A tractor applies nitrogen fertiliser to corn crops. Picture: Wikimedia

These fertilisers are produced using an energy intensive industrial process that ‘fixes’ nitrogen gas by turning it into ammonia. This process, called the Haber-Bosch process, was a major factor in the Green Revolution that began in the 1960s and now provides food for more than 7 billion people.

In recent years, human activity has more than doubled the amount of nitrogen entering the Earth’s soil. And half of this additional nitrogen is wasted. But Professor Kronzucker says it doesn’t have to be this way.

Plants that grow in areas with low or intermittent nitrogen availability produce exudates that can block or enhance soil nitrogen transformations to improve nitrogen take-up when soil nitrogen availability is low.

The potential of plant exudates

Professor Kronzucker first began studying how plant exudates interact with soil nitrogen chemistry in the forest trees of Canada. But he has since become more interested in the way this interaction works with the world’s major crop plants.

Last year his group published their research into plant exudates from rice.

“Rice feeds three billion people, but it had not been investigated for its plant exudates,” says Professor Kronzucker.

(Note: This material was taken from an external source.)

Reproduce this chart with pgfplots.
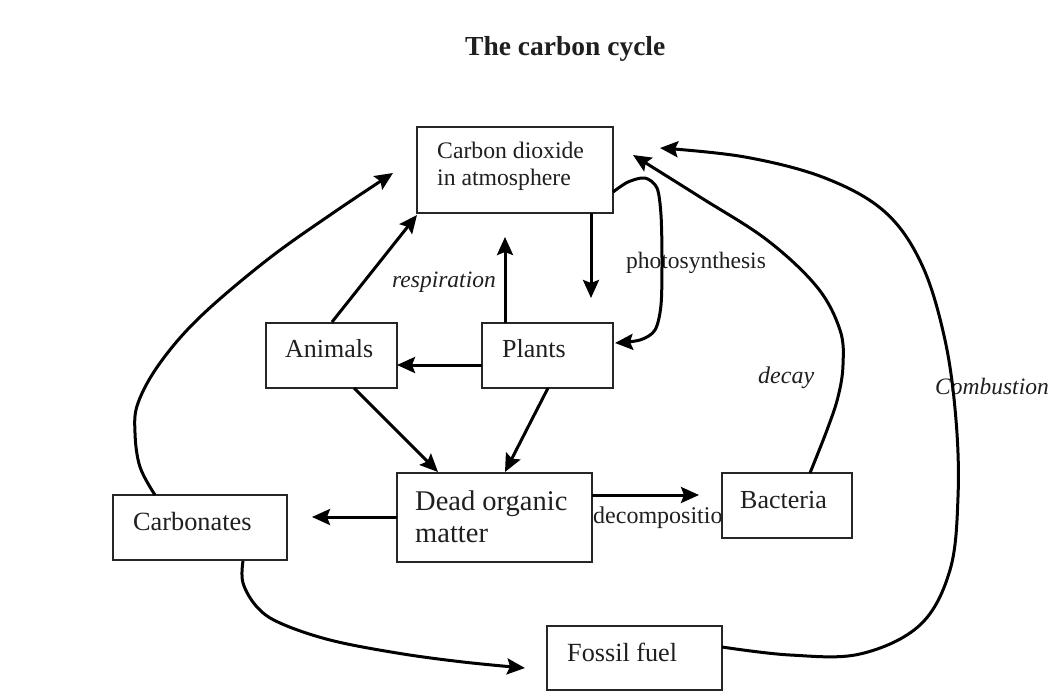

The research team found rice naturally inhibits nitrification. Picture: Pixabay

They found that all strains of rice they tested had exudates that could impact soil nitrogen.

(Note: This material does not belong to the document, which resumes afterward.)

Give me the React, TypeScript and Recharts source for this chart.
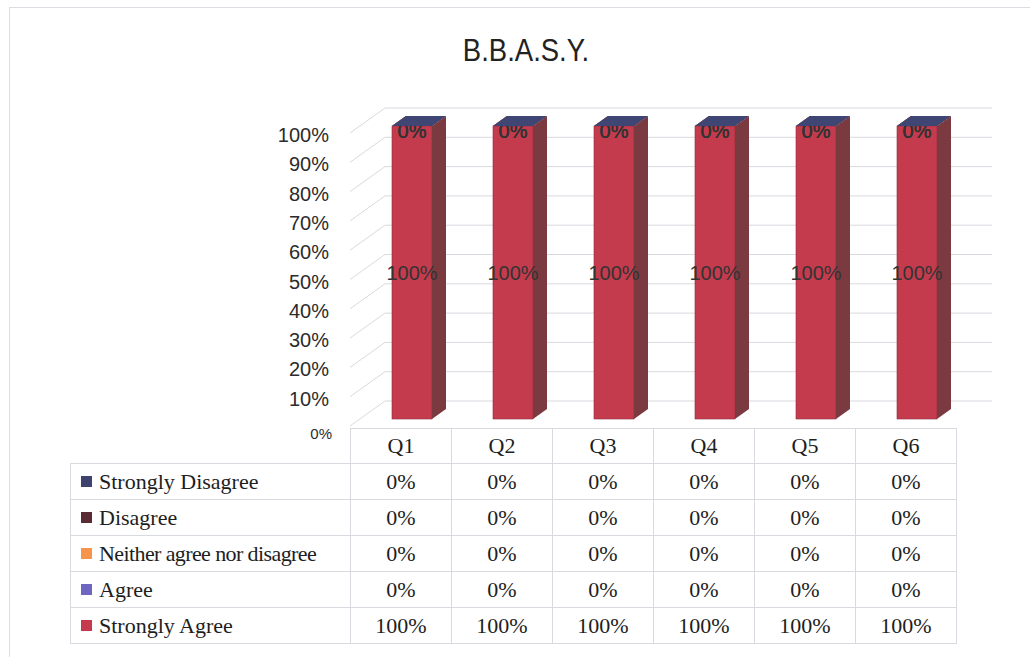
import React from 'react';
import { BarChart, Bar, XAxis, YAxis, CartesianGrid, LabelList } from 'recharts';

const categories = ['Q1', 'Q2', 'Q3', 'Q4', 'Q5', 'Q6'];
const stronglyAgree = [100, 100, 100, 100, 100, 100];
const agree = [0, 0, 0, 0, 0, 0];
const neither = [0, 0, 0, 0, 0, 0];
const disagree = [0, 0, 0, 0, 0, 0];
const stronglyDisagree = [0, 0, 0, 0, 0, 0];
const yTicks = [0, 10, 20, 30, 40, 50, 60, 70, 80, 90, 100];

// stack order: bottom -> top
const series = [
  { key: 'sa', name: 'Strongly Agree', values: stronglyAgree, color: '#c53b4e', side: '#7a3a40', top: '#d8606e' },
  { key: 'ag', name: 'Agree', values: agree, color: '#6e66c0', side: '#4a4488', top: '#8a84d0' },
  { key: 'ne', name: 'Neither agree nor disagree', values: neither, color: '#f7944c', side: '#b86a30', top: '#f9ad74' },
  { key: 'di', name: 'Disagree', values: disagree, color: '#5a2b33', side: '#3c1c22', top: '#6e3a42' },
  { key: 'sd', name: 'Strongly Disagree', values: stronglyDisagree, color: '#3d426f', side: '#2a2e50', top: '#3f4674' },
];

const data = categories.map((q, i) => {
  const row: Record<string, any> = { name: q };
  series.forEach((s) => (row[s.key] = s.values[i]));
  return row;
});

// 3d-ish geometry
const SHIFT_X = 11;
const SHIFT_Y = -7;
const DEPTH_X = 14;
const DEPTH_Y = 10;
const WALL_X = 35;
const WALL_Y = 25;

const PLOT_LEFT = 350;
const COL_W = 101;
const TABLE_LEFT = 70;
const HEAD_TOP = 428;
const HEAD_H = 35;
const ROW_H = 36;
const GRID = '#d9d9e0';
const sans = "Arial, 'Liberation Sans', sans-serif";
const serif = "'Times New Roman', 'Liberation Serif', serif";

const Bar3D = (props: any) => {
  const { x, y, width, height, color, side, top } = props;
  const fx = x + SHIFT_X;
  const fy = y + SHIFT_Y;
  const rx = fx + width;
  return (
    <g>
      {height > 0 && <rect x={fx} y={fy} width={width} height={height} fill={color} stroke="#8e2e3c" strokeWidth={0.6} />}
      {height > 0 && (
        <polygon
          points={`${rx},${fy} ${rx + DEPTH_X},${fy - DEPTH_Y} ${rx + DEPTH_X},${fy + height - DEPTH_Y} ${rx},${fy + height}`}
          fill={side}
        />
      )}
      <polygon
        points={`${fx},${fy} ${fx + DEPTH_X},${fy - DEPTH_Y} ${rx + DEPTH_X},${fy - DEPTH_Y} ${rx},${fy}`}
        fill={top}
      />
    </g>
  );
};

let clipSeq = 0;

// zero labels sit on the cap and are partly hidden behind it, like the original
const BarLabel = (props: any) => {
  const vb = props.viewBox || props;
  const { x, y, width, height } = vb;
  const v = props.value;
  const fy = y + SHIFT_Y;
  const cx = x + width / 2 + SHIFT_X;
  const cy = fy + height / 2 + (v === 0 ? 5 : 0);
  const id = `lbl-clip-${clipSeq++}`;
  return (
    <g>
      {v === 0 && (
        <clipPath id={id}>
          <rect x={cx - 30} y={fy} width={60} height={30} />
        </clipPath>
      )}
      <text
        x={cx}
        y={cy}
        textAnchor="middle"
        dominantBaseline="central"
        fontSize={20}
        fontFamily={sans}
        fill="#333"
        clipPath={v === 0 ? `url(#${id})` : undefined}
      >
        {v}%
      </text>
    </g>
  );
};

const GridLine = (props: any) => {
  const { x1, x2, y1 } = props;
  return (
    <g>
      <line x1={x1} y1={y1} x2={x1 + WALL_X} y2={y1 - WALL_Y} stroke={GRID} strokeWidth={1} />
      <line x1={x1 + WALL_X} y1={y1 - WALL_Y} x2={x2 + WALL_X + 1} y2={y1 - WALL_Y} stroke={GRID} strokeWidth={1} />
    </g>
  );
};

const YTick = (props: any) => {
  const { y, payload } = props;
  const zero = payload.value === 0;
  return (
    <text
      x={zero ? 332 : 329}
      y={zero ? y + 7 : y + 2}
      textAnchor="end"
      dominantBaseline="central"
      fontSize={zero ? 15 : 20}
      fontFamily={sans}
      fill="#2b2b2b"
    >
      {payload.value}%
    </text>
  );
};

const cellStyle = (left: number, top: number, width: number, height: number): React.CSSProperties => ({
  position: 'absolute',
  left,
  top,
  width,
  height,
  boxSizing: 'border-box',
  borderLeft: `1px solid ${GRID}`,
  borderTop: `1px solid ${GRID}`,
  display: 'flex',
  alignItems: 'center',
  justifyContent: 'center',
  fontFamily: serif,
  fontSize: 22,
  color: '#1e1e1e',
  whiteSpace: 'pre',
});

export default function App() {
  const rows = [...series].reverse();
  const tableRight = PLOT_LEFT + COL_W * categories.length;
  const tableBottom = HEAD_TOP + HEAD_H + ROW_H * rows.length;

  return (
    <div style={{ position: 'absolute', left: 0, top: 0, width: 1030, height: 657, background: '#fff', overflow: 'hidden' }}>
      {/* frame */}
      <div style={{ position: 'absolute', left: 9, top: 7, width: 1030, height: 660, borderLeft: '1px solid #dcdce2', borderTop: '1px solid #dcdce2' }} />

      <svg width={1030} height={90} style={{ position: 'absolute', left: 0, top: 0 }}>
        <text transform="translate(526,61) scale(0.86,1)" textAnchor="middle" fontSize={32} fontFamily={sans} fill="#222">
          B.B.A.S.Y.
        </text>
      </svg>

      <div style={{ position: 'absolute', left: 0, top: 0 }}>
        <BarChart
          width={1030}
          height={440}
          data={data}
          margin={{ top: 133, right: 74, bottom: 14, left: 0 }}
          barSize={40}
        >
          <CartesianGrid vertical={false} horizontal={(p: any) => <GridLine {...p} />} />
          <XAxis dataKey="name" hide />
          <YAxis width={350} domain={[0, 100]} ticks={yTicks} axisLine={false} tickLine={false} tick={<YTick />} />
          {series.map((s, idx) => (
            <Bar
              key={s.key}
              dataKey={s.key}
              name={s.name}
              stackId="a"
              fill={s.color}
              isAnimationActive={false}
              shape={(p: any) => <Bar3D {...p} color={s.color} side={s.side} top={s.top} />}
            >
              {idx < series.length - 1 && <LabelList dataKey={s.key} content={<BarLabel />} />}
            </Bar>
          ))}
        </BarChart>
      </div>

      {/* data table */}
      {categories.map((q, i) => (
        <div key={q} style={cellStyle(PLOT_LEFT + COL_W * i, HEAD_TOP, COL_W, HEAD_H)}>
          {q}
        </div>
      ))}
      {rows.map((s, r) => {
        const top = HEAD_TOP + HEAD_H + ROW_H * r;
        return (
          <React.Fragment key={s.key}>
            <div style={{ ...cellStyle(TABLE_LEFT, top, PLOT_LEFT - TABLE_LEFT, ROW_H), justifyContent: 'flex-start', paddingLeft: 10 }}>
              <span style={{ display: 'inline-block', width: 11, height: 11, background: s.color, marginRight: 7 }} />
              <span style={{ letterSpacing: s.name.length > 20 ? -0.6 : 0 }}>{s.name}</span>
            </div>
            {s.values.map((v, i) => (
              <div key={i} style={cellStyle(PLOT_LEFT + COL_W * i, top, COL_W, ROW_H)}>
                {v}%
              </div>
            ))}
          </React.Fragment>
        );
      })}
      <div style={{ position: 'absolute', left: tableRight, top: HEAD_TOP, width: 1, height: tableBottom - HEAD_TOP, background: GRID }} />
      <div style={{ position: 'absolute', left: TABLE_LEFT, top: tableBottom, width: tableRight - TABLE_LEFT + 1, height: 1, background: GRID }} />
    </div>
  );
}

“This is a paradigm shift. Wherever we look we find something,” says Professor Kronzucker.

The team then set about reviewing all existing studies into plant exudates in rice, wheat and maize. They were particularly interested in chemicals that specifically inhibit nitrification, the process that turns ammonia into nitrate.

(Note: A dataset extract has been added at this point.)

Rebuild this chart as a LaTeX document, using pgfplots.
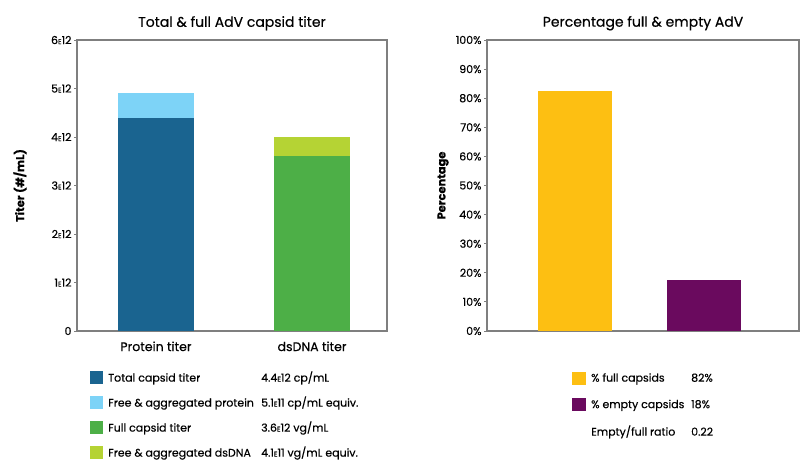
\documentclass[border=0pt]{standalone}
\usepackage{pgfplots}
\pgfplotsset{compat=1.18}
\usepackage{fontspec}
\setmainfont{Poppins}[FakeBold=0.4]
\definecolor{dblue}{HTML}{1A6490}
\definecolor{lblue}{HTML}{7DD3F7}
\definecolor{dgreen}{HTML}{4DAF47}
\definecolor{lgreen}{HTML}{B5D334}
\definecolor{cyellow}{HTML}{FDBF12}
\definecolor{cpurple}{HTML}{6A0A5E}
\definecolor{framegray}{HTML}{7F7F7F}
\newcommand{\E}{{\fontsize{7}{7}\selectfont E}}
\pgfplotsset{
  mystyle/.style={
    scale only axis,
    axis line style={framegray, line width=1.3pt},
    ymin=0,
    ytick pos=left,
    xtick style={draw=none},
    ytick style={framegray, line width=0.8pt},
    major tick length=3pt,
    tick align=outside,
    xtick=data,
    /pgf/number format/assume math mode=true,
    tick label style={font=\fontsize{11}{12}\selectfont, text=black},
    yticklabel style={xshift=1pt},
    xticklabel style={font=\fontsize{12.5}{14}\selectfont, yshift=-4pt},
    ylabel style={font=\fontsize{11.4}{13}\selectfont\bfseries, anchor=center},
    title style={font=\fontsize{14}{16}\selectfont, yshift=0pt},
    legend style={draw=none, fill=none, inner sep=0pt,
      font=\fontsize{11}{13}\selectfont,
      row sep=0pt,
      nodes={inner sep=0pt, anchor=west}},
    legend cell align=left,
  }
}
\begin{document}
\begin{tikzpicture}[x=1pt,y=1pt]
\path[use as bounding box] (0,0) rectangle (800,460);
% Left chart
\begin{axis}[
  mystyle,
  at={(77pt,129pt)}, anchor=south west,
  width=310pt, height=291pt,
  ybar stacked, bar width=76pt,
  xmin=-0.506, xmax=1.48,
  ymax=6,
  xticklabels={Protein titer, dsDNA titer},
  ytick={0,1,2,3,4,5,6},
  yticklabels={0,1\E12,2\E12,3\E12,4\E12,5\E12,6\E12},
  ylabel={Titer (\#/mL)},
  ylabel style={at={(axis description cs:-0.184,0.5)}},
  title={Total \& full AdV capsid titer},
  legend image code/.code={\fill[#1,draw=none] (0pt,-6.5pt) rectangle (13pt,6.5pt); \path[draw=none,fill=none] (0pt,-12.5pt) rectangle (18pt,12.5pt);},
  legend style={at={(rel axis cs:0,0)}, anchor=north west, xshift=13pt, yshift=-33.5pt},
]
\addplot[fill=dblue, draw=none] coordinates {(0,4.4) (1,0)};
\addlegendentry{\makebox[153pt][l]{Total capsid titer}4.4\E12 cp/mL}
\addplot[fill=lblue, draw=none] coordinates {(0,0.51) (1,0)};
\addlegendentry{\makebox[153pt][l]{Free \& aggregated protein}5.1\E11 cp/mL equiv.}
\addplot[fill=dgreen, draw=none] coordinates {(0,0) (1,3.6)};
\addlegendentry{\makebox[153pt][l]{Full capsid titer}3.6\E12 vg/mL}
\addplot[fill=lgreen, draw=none] coordinates {(0,0) (1,0.41)};
\addlegendentry{\makebox[153pt][l]{Free \& aggregated dsDNA}4.1\E11 vg/mL equiv.}
\end{axis}
% Right chart
\begin{axis}[
  mystyle,
  at={(487pt,129pt)}, anchor=south west,
  width=312pt, height=291pt,
  ybar stacked, bar width=74pt,
  xmin=-0.685, xmax=1.743,
  ymax=100,
  xticklabels={},
  ytick={0,10,...,100},
  yticklabel={\pgfmathprintnumber{\tick}\%},
  ylabel={Percentage},
  ylabel style={at={(axis description cs:-0.141,0.5)}},
  title={Percentage full \& empty AdV},
  legend image code/.code={\fill[#1,draw=none] (0pt,-6.7pt) rectangle (13.5pt,6.7pt); \path[draw=none,fill=none] (0pt,-13.25pt) rectangle (19pt,13.25pt);},
  legend style={at={(rel axis cs:0,0)}, anchor=north west, xshift=85pt, yshift=-33.75pt},
]
\addplot[fill=cyellow, draw=none] coordinates {(0,82.5) (1,0)};
\addlegendentry{\makebox[100pt][l]{\% full capsids}82\%}
\addplot[fill=cpurple, draw=none] coordinates {(0,0) (1,17.5)};
\addlegendentry{\makebox[100pt][l]{\% empty capsids}18\%}
\addlegendimage{legend image code/.code={\path[draw=none,fill=none] (0pt,-13.25pt) rectangle (19pt,13.25pt);}}
\addlegendentry{\makebox[100pt][l]{Empty/full ratio}0.22}
\end{axis}
\end{tikzpicture}
\end{document}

This work is published in Nature Plants.

They found that very little is known about these biological nitrification inhibitors (BNIs) in root exudates from wheat and maize, the two biggest global crops after rice. In fact, nothing is known at all about BNIs in maize.

From his experience with rice, Professor Kronzucker thinks that these exudates will be found in wheat and maize, we just need to look for them.

As we gain a better understanding of how plants talk to the soil, these discoveries could lead to new farming techniques, artificial soil additives, or genetic modification to produce crop strains that can limit nitrogen loss. However, Professor Kronzucker says there is “enormous potential” in simply screening existing cultivars of rice, wheat and maize for “nitrogen superstars”.

“If you do the screening job well with the kinds of genotypes that exist, you don’t have to look at genetic modification,” he says.

A new green revolution

Professor Kronzucker is not surprised that root exudates from rice, wheat and maize are so poorly understood. In developed countries, nitrogen fertiliser is relatively cheap and there has been little incentive for farmers to spend time or effort to reduce their use of fertiliser. Therefore, there has been little incentive, or funding, for research to assist in this. Professor Kronzucker thinks that this will change.

“Now we have carbon caps – we have ways of reducing carbon emissions. We need similar ways to reduce nitrogen emissions. Good practice should be rewarded, and bad practice should be penalised.”

He hopes this will lead to a new Green Revolution.

“Since the onset of the Green Revolution in the 1960s we’ve seen phenomenal success in yield. But because fertilisers were so readily available, most cultivars were developed in systems with high nitrogen and high phosphorus, not under nutrient limitation.

“Now there is a shift towards cultivars that are nutrient efficient. In some parts of the planet farmers do this by necessity, they don’t have a choice. In Africa it’s typical to work in nutrient limited conditions.”

Professor Kronzucker says that places like Africa is where the “nitrogen superstars” will be found.

“In these places there are a lot of treasures that farmers have selected.”